- DIRECTIONS FOR THIS TASK
Retype the stretch of lines that starts at the line containing "Generate a web" and ends at the line containing "3800, 4000, 4200];", inclusive. Do not include pictures.

Collected data
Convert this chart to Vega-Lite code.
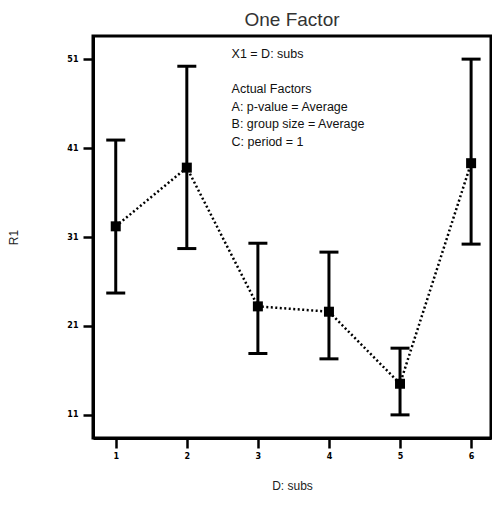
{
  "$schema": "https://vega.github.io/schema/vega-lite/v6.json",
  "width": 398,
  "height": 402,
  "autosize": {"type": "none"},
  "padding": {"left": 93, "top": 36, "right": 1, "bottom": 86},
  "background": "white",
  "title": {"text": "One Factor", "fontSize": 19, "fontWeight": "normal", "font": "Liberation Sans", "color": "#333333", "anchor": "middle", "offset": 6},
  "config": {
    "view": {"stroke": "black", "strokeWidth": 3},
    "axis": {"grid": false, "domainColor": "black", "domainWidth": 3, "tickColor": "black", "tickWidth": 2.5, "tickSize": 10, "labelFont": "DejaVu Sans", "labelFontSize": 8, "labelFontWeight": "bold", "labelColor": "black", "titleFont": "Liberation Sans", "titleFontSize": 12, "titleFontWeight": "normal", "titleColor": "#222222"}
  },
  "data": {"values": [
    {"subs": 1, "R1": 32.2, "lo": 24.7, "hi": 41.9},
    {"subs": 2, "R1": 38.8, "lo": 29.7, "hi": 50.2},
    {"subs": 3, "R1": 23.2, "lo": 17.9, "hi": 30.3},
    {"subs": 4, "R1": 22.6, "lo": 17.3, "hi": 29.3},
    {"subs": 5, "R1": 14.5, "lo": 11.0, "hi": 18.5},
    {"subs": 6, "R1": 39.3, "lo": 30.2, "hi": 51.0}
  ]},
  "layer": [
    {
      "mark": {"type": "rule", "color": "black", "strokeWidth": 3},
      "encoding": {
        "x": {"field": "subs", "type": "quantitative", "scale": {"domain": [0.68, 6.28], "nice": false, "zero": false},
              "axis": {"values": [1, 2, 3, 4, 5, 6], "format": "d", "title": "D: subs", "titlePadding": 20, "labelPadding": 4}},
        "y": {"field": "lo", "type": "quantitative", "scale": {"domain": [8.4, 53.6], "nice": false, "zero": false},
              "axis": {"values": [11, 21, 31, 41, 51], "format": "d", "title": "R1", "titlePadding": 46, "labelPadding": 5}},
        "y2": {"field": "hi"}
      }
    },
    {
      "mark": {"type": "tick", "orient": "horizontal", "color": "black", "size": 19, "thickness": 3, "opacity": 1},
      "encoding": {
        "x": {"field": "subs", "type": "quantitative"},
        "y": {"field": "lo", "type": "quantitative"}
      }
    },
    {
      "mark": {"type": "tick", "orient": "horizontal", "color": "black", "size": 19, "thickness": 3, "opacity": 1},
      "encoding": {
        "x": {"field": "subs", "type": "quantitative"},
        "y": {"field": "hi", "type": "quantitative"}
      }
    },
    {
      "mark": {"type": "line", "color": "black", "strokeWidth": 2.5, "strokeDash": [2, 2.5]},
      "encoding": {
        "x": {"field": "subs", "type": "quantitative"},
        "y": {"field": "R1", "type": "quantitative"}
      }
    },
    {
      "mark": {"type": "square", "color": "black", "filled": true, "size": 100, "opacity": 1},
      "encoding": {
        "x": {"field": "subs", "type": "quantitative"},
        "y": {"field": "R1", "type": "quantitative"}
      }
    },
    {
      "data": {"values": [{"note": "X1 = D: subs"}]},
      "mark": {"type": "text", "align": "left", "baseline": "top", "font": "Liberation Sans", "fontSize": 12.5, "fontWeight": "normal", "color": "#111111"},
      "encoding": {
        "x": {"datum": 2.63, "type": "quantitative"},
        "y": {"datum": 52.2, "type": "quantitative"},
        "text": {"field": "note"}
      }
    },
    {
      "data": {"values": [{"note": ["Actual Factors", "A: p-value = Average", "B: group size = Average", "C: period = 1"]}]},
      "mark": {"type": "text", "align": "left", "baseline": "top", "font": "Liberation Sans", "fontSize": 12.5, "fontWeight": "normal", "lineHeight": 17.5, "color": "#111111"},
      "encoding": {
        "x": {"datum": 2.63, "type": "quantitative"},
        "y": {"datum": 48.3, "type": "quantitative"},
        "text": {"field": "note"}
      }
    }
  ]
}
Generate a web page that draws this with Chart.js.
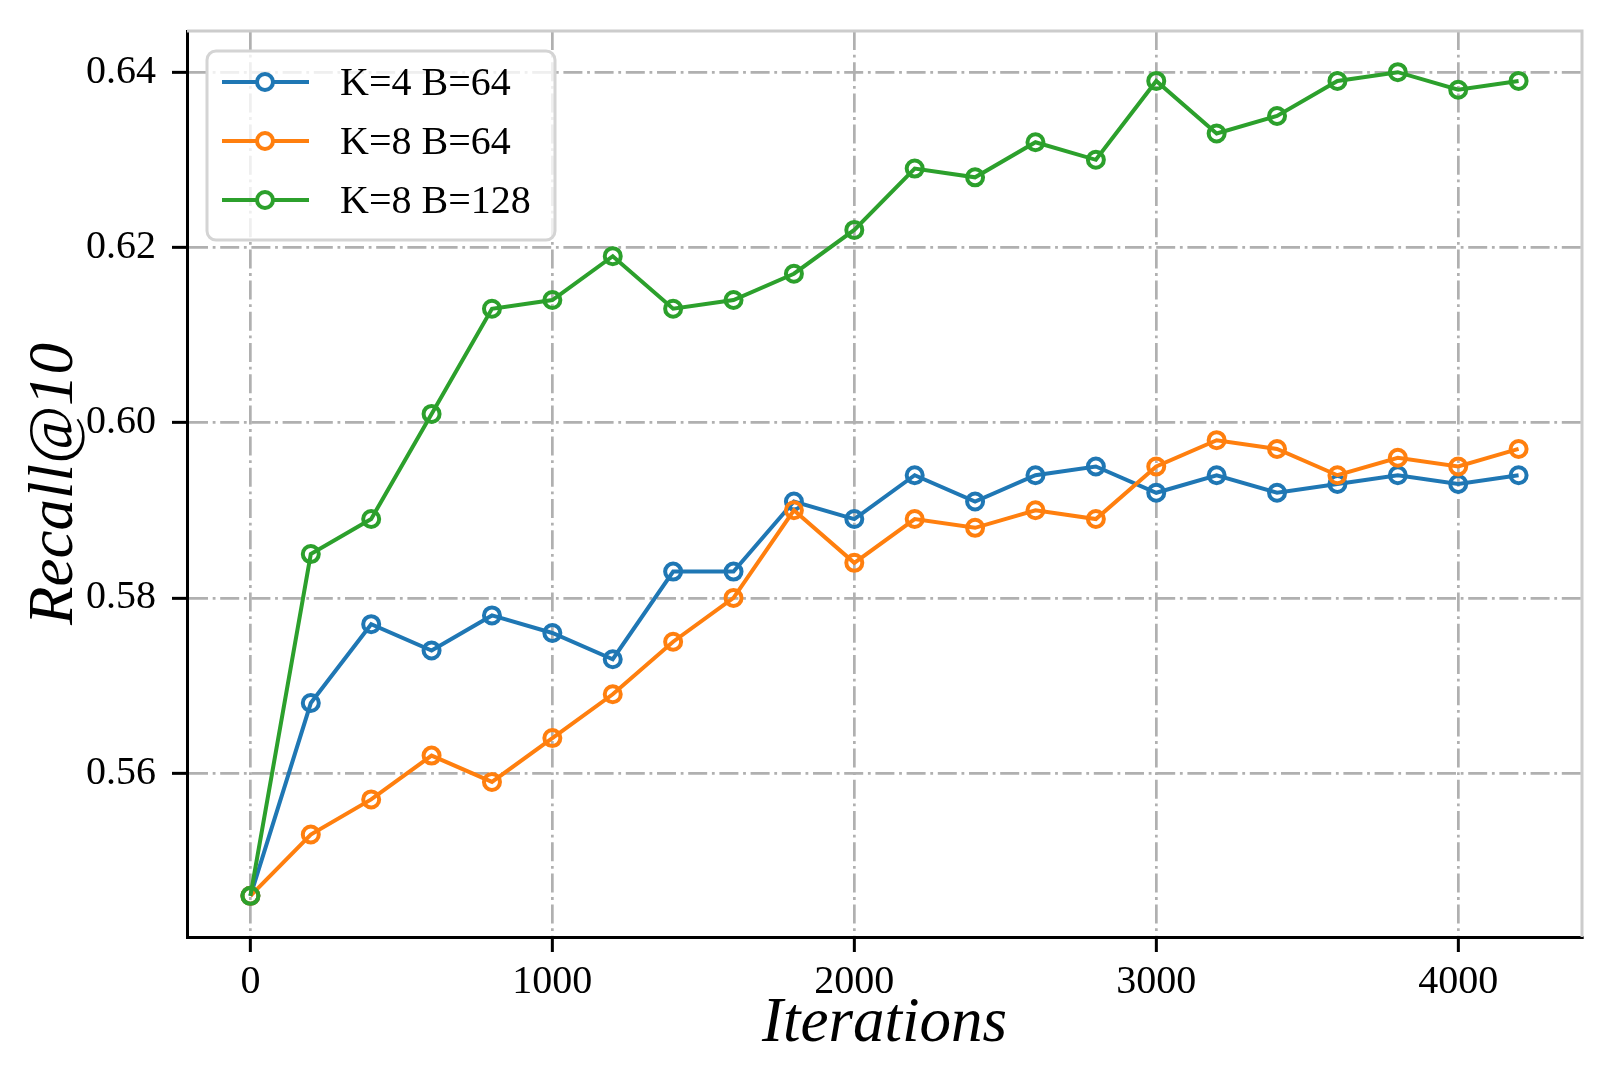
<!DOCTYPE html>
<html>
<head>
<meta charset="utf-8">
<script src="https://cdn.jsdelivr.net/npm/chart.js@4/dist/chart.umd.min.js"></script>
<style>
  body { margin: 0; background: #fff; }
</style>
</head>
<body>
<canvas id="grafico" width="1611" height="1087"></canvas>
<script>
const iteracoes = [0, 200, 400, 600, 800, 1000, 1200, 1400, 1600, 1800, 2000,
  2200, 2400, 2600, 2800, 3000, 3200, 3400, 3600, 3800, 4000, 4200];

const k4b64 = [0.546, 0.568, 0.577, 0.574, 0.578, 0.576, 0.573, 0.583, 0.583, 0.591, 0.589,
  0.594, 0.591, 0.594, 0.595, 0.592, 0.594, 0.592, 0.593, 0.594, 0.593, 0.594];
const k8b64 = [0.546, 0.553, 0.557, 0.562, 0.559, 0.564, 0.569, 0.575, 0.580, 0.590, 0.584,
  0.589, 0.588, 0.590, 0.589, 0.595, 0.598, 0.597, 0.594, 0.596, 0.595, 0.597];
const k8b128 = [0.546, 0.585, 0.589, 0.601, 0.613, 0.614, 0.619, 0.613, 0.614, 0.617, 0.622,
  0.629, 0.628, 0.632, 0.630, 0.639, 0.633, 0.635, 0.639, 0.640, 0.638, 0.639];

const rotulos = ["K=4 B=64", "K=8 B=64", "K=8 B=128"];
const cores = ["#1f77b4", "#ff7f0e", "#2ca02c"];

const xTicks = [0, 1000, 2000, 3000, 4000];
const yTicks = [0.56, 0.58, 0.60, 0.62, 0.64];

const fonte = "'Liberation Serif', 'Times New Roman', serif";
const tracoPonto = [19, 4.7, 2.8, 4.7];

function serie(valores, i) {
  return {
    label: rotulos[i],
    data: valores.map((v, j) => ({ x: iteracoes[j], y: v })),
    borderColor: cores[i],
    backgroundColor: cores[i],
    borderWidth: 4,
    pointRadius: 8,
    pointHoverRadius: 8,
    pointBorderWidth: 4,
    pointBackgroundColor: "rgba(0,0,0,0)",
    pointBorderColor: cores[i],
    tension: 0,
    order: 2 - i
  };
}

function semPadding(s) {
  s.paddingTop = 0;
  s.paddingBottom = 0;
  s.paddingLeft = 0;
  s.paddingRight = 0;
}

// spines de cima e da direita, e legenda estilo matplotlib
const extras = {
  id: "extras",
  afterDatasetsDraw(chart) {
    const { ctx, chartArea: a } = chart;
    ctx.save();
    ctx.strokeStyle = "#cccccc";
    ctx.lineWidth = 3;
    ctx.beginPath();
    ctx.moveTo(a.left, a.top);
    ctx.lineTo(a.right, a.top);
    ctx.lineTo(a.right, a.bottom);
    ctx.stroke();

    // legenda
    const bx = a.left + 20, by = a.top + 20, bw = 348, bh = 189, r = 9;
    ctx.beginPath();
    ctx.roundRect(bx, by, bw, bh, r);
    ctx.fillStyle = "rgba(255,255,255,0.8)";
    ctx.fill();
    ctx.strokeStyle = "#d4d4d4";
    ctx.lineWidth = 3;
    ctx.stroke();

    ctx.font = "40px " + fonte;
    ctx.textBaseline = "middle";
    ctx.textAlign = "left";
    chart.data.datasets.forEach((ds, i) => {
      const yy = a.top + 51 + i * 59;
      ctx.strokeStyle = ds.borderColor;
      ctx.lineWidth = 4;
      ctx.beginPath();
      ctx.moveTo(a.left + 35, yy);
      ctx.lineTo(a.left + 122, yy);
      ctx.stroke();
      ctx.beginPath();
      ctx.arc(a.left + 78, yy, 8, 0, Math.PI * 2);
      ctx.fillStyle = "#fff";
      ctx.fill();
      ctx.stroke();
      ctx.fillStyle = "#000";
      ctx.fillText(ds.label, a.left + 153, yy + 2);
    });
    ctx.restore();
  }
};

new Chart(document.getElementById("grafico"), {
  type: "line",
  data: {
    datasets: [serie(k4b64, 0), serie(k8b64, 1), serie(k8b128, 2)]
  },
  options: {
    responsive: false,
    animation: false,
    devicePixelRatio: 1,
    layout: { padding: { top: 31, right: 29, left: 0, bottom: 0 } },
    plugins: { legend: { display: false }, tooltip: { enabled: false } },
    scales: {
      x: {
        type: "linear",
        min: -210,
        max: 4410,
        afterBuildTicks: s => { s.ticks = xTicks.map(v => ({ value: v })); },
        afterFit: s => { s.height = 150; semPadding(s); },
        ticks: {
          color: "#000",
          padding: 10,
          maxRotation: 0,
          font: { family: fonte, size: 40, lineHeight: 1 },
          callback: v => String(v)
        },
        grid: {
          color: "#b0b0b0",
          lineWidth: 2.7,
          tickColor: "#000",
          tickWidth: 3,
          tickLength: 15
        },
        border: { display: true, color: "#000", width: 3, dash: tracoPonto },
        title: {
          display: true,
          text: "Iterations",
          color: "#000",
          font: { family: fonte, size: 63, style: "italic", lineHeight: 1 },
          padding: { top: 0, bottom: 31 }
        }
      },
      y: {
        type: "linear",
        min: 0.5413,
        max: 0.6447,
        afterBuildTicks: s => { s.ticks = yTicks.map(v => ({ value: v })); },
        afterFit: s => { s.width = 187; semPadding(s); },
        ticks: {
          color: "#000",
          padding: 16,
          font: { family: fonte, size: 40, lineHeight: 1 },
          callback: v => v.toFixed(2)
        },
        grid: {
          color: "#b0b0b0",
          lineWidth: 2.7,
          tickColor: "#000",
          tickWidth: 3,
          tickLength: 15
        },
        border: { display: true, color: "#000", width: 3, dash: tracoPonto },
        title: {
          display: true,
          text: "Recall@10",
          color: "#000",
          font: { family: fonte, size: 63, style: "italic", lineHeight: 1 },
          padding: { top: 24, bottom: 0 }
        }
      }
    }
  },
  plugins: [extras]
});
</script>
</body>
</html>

- THE COMPLETED TASK
Generate a web page that draws this with Chart.js.
<!DOCTYPE html>
<html>
<head>
<meta charset="utf-8">
<script src="https://cdn.jsdelivr.net/npm/chart.js@4/dist/chart.umd.min.js"></script>
<style>
  body { margin: 0; background: #fff; }
</style>
</head>
<body>
<canvas id="grafico" width="1611" height="1087"></canvas>
<script>
const iteracoes = [0, 200, 400, 600, 800, 1000, 1200, 1400, 1600, 1800, 2000,
  2200, 2400, 2600, 2800, 3000, 3200, 3400, 3600, 3800, 4000, 4200];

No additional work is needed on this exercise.